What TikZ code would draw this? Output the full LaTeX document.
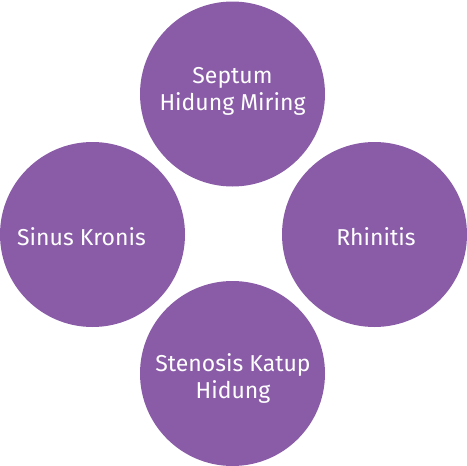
____________
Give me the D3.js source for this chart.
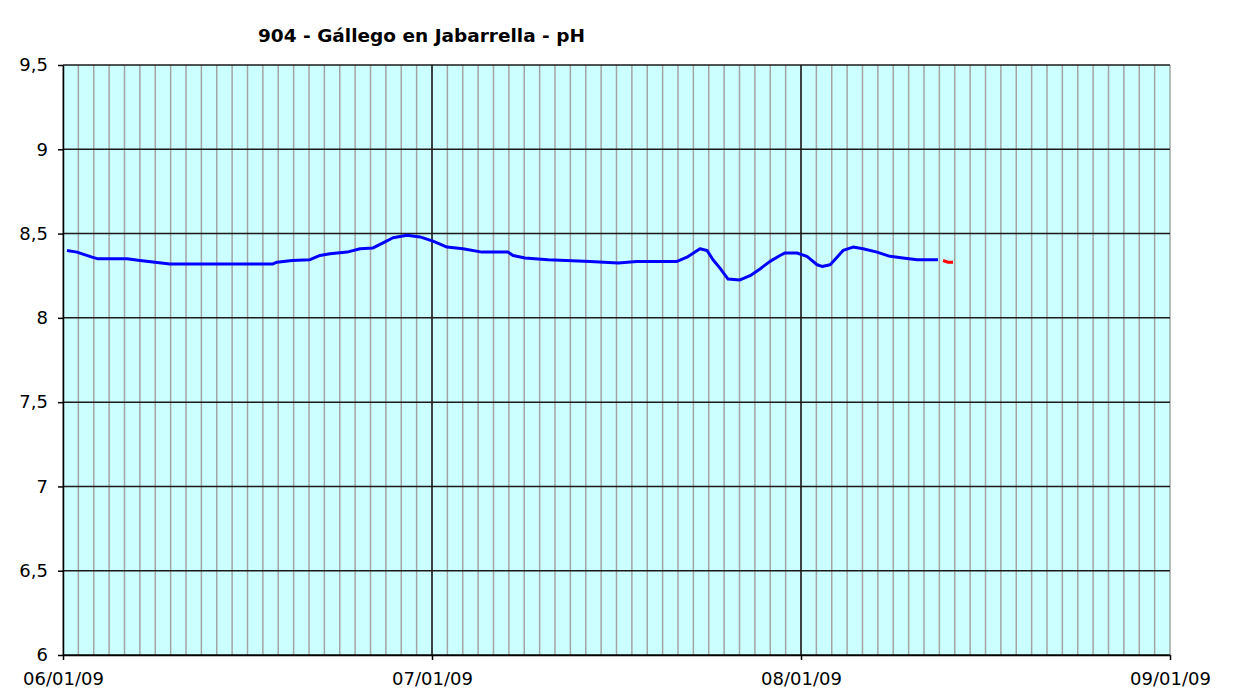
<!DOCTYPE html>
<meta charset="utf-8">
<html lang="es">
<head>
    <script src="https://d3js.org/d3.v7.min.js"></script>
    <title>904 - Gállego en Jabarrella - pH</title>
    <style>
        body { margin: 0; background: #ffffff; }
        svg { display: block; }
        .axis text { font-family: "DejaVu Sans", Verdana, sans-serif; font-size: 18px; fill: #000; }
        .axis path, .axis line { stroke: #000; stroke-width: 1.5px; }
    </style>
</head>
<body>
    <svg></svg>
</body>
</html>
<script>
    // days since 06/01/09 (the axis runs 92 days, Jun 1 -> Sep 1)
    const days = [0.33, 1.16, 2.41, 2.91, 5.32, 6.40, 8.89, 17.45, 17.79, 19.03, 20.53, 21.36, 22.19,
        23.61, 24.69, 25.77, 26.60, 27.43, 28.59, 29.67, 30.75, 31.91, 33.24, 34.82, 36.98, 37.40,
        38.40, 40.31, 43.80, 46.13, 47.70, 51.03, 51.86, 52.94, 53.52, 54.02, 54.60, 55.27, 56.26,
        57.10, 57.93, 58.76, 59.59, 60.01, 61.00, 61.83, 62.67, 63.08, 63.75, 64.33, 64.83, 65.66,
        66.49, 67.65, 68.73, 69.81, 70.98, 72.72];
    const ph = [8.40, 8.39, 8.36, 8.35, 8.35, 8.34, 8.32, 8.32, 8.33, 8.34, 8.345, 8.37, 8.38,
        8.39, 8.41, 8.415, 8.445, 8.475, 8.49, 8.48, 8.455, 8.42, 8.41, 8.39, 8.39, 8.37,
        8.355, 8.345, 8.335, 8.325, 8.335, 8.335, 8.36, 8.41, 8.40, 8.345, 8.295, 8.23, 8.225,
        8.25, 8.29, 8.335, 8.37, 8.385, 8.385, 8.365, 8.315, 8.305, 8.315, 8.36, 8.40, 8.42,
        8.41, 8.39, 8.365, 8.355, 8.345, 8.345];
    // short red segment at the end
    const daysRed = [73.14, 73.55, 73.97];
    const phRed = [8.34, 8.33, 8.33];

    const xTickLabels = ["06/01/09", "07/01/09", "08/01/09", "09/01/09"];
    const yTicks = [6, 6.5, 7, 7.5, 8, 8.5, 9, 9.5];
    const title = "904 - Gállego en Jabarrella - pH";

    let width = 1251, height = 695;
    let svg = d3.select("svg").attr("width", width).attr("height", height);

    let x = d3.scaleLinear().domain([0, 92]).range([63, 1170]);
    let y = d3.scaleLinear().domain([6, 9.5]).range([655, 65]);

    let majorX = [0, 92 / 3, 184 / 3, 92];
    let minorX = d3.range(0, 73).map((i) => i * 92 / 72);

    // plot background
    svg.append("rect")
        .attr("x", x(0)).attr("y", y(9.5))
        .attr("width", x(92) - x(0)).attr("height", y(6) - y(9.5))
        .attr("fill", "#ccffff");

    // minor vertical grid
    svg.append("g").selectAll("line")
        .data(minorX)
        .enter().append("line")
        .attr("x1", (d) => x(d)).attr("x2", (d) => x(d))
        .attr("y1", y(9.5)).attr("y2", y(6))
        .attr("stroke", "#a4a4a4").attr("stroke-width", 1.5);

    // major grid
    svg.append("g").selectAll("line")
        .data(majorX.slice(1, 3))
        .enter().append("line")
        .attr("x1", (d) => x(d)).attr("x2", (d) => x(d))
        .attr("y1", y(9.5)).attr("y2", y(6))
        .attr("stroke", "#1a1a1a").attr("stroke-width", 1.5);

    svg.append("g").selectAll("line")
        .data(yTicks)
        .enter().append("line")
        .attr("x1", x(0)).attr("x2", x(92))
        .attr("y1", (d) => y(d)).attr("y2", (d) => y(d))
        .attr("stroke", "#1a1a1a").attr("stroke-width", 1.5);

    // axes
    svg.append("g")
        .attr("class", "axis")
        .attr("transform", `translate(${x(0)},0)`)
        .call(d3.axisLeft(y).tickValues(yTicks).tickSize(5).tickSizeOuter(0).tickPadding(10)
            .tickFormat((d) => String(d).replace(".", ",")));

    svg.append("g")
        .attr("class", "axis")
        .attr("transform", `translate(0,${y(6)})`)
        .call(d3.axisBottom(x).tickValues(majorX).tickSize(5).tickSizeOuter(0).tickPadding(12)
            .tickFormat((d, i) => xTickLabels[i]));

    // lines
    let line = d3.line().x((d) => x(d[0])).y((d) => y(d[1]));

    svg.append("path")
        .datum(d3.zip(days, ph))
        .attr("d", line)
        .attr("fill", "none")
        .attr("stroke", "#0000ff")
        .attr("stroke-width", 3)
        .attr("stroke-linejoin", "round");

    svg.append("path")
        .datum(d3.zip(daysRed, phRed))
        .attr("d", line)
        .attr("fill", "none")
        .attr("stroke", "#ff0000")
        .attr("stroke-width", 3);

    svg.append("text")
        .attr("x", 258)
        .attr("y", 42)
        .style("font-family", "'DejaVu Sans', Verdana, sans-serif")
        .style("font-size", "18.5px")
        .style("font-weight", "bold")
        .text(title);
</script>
____________
# To do:
Of the lines above, copy each that contains "this".

# Worked solution:
What TikZ code would draw this? Output the full LaTeX document.
Give me the D3.js source for this chart.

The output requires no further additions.